# [Exercise]
Copy, in full, each line of the material that holds the word "with".

# [Collected material]
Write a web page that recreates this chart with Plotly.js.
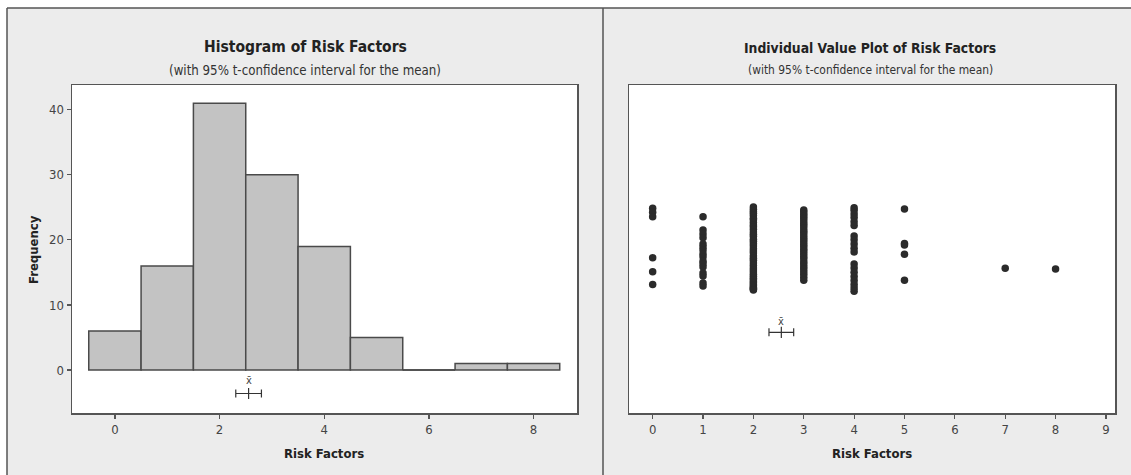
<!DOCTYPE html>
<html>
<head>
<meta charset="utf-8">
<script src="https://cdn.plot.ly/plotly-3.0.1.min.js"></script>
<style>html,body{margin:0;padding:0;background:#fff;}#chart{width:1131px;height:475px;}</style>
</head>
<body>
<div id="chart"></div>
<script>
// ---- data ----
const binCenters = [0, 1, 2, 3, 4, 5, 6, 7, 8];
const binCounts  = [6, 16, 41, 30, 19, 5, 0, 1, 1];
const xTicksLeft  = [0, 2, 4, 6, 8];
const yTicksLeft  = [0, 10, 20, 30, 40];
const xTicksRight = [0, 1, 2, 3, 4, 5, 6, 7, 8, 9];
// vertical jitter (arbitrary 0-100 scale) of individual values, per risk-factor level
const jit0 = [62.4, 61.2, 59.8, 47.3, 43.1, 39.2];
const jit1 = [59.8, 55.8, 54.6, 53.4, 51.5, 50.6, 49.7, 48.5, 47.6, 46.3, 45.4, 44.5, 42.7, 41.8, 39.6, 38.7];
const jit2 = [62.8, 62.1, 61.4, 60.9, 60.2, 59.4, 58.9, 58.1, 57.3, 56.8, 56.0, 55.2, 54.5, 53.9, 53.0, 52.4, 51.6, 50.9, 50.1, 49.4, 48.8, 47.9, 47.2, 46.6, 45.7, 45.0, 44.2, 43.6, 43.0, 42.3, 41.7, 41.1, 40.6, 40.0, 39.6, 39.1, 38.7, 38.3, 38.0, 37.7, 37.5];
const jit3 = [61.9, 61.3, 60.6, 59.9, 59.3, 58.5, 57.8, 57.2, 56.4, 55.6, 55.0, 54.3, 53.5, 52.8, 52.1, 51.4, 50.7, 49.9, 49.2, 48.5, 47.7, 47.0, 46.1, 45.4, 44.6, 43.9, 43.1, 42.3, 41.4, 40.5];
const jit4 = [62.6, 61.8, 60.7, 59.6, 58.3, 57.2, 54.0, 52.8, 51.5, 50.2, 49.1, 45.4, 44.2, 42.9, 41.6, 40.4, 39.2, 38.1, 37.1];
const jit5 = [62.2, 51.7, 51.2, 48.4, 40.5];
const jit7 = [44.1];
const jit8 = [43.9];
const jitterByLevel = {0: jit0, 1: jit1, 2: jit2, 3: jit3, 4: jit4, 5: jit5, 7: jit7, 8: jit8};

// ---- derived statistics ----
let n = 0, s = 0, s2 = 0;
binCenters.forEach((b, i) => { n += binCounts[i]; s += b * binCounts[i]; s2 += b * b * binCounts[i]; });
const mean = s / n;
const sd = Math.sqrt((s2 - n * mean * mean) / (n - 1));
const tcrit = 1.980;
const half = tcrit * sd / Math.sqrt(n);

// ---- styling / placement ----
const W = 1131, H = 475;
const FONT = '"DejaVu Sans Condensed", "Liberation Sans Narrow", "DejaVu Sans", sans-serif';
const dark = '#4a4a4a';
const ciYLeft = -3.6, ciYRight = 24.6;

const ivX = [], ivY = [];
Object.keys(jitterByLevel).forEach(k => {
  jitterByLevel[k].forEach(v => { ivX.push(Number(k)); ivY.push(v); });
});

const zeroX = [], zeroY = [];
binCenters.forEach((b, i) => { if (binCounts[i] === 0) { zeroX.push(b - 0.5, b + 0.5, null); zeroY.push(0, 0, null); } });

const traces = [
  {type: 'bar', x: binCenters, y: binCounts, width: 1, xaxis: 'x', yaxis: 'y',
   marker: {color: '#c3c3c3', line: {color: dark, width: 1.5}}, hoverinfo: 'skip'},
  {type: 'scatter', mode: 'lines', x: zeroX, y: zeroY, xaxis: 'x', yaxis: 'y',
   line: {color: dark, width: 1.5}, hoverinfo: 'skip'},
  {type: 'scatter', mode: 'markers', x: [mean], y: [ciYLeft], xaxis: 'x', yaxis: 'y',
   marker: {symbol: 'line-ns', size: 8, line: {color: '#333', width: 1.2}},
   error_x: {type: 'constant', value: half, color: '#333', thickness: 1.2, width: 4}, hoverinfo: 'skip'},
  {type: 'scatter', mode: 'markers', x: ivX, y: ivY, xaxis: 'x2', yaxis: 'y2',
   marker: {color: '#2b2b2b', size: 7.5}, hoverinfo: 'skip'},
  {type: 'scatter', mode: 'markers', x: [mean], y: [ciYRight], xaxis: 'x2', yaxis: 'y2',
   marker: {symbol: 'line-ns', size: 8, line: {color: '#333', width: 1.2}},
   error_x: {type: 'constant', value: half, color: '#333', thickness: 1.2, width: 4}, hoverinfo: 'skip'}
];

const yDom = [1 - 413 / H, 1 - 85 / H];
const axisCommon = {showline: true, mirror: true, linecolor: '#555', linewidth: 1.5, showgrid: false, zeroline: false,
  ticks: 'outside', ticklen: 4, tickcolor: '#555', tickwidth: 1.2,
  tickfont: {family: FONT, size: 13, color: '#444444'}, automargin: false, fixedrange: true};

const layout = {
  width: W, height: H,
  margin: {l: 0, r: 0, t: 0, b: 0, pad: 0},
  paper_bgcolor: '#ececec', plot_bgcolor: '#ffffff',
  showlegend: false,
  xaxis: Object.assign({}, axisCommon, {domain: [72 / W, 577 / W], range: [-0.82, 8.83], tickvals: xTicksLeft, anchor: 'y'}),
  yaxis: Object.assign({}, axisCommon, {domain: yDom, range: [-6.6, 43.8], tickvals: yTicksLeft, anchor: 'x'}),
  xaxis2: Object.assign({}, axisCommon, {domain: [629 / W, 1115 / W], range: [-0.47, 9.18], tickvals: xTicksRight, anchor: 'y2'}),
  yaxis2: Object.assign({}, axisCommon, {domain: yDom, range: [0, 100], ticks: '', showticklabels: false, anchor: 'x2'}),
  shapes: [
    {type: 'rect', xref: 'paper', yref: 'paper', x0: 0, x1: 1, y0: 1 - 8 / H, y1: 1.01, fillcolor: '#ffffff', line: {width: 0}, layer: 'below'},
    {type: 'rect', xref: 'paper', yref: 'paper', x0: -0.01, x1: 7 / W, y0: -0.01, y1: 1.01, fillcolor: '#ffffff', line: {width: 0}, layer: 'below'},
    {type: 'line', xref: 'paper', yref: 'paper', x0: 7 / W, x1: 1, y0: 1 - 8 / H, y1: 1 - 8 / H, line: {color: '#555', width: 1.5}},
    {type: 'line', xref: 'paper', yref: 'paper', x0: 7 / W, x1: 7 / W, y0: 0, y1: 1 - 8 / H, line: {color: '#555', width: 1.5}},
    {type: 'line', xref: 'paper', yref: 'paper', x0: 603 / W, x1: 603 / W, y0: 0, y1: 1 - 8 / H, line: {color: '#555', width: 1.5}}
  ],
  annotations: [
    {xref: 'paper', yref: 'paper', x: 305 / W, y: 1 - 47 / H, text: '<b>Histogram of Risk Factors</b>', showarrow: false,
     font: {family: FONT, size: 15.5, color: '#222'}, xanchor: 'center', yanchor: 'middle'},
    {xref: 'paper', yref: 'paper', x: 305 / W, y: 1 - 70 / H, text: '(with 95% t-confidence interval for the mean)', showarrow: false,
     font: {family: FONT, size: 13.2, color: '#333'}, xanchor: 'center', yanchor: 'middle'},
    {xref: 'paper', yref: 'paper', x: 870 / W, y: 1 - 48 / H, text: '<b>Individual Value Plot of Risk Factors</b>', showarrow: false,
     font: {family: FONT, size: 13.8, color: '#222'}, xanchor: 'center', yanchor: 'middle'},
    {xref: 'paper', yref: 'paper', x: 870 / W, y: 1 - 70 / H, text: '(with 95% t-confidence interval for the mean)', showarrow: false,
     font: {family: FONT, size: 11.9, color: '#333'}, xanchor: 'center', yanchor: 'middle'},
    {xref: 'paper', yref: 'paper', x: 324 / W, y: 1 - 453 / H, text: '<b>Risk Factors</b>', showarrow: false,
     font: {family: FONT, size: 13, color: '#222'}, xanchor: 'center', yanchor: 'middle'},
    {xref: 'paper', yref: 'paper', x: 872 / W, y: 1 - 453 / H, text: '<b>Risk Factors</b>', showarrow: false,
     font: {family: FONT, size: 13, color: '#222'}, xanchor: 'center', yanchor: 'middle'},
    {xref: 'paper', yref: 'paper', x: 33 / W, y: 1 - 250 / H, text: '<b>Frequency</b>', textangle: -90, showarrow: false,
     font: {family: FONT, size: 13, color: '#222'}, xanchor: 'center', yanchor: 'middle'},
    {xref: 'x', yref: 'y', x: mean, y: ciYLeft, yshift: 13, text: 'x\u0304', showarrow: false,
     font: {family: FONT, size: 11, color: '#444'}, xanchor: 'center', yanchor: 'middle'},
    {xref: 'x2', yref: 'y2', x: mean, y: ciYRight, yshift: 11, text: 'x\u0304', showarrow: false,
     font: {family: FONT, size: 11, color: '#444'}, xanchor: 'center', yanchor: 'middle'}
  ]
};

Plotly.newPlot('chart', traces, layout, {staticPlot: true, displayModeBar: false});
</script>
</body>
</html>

# [The solution]
Write a web page that recreates this chart with Plotly.js.
    {xref: 'paper', yref: 'paper', x: 305 / W, y: 1 - 70 / H, text: '(with 95% t-confidence interval for the mean)', showarrow: false,
    {xref: 'paper', yref: 'paper', x: 870 / W, y: 1 - 70 / H, text: '(with 95% t-confidence interval for the mean)', showarrow: false,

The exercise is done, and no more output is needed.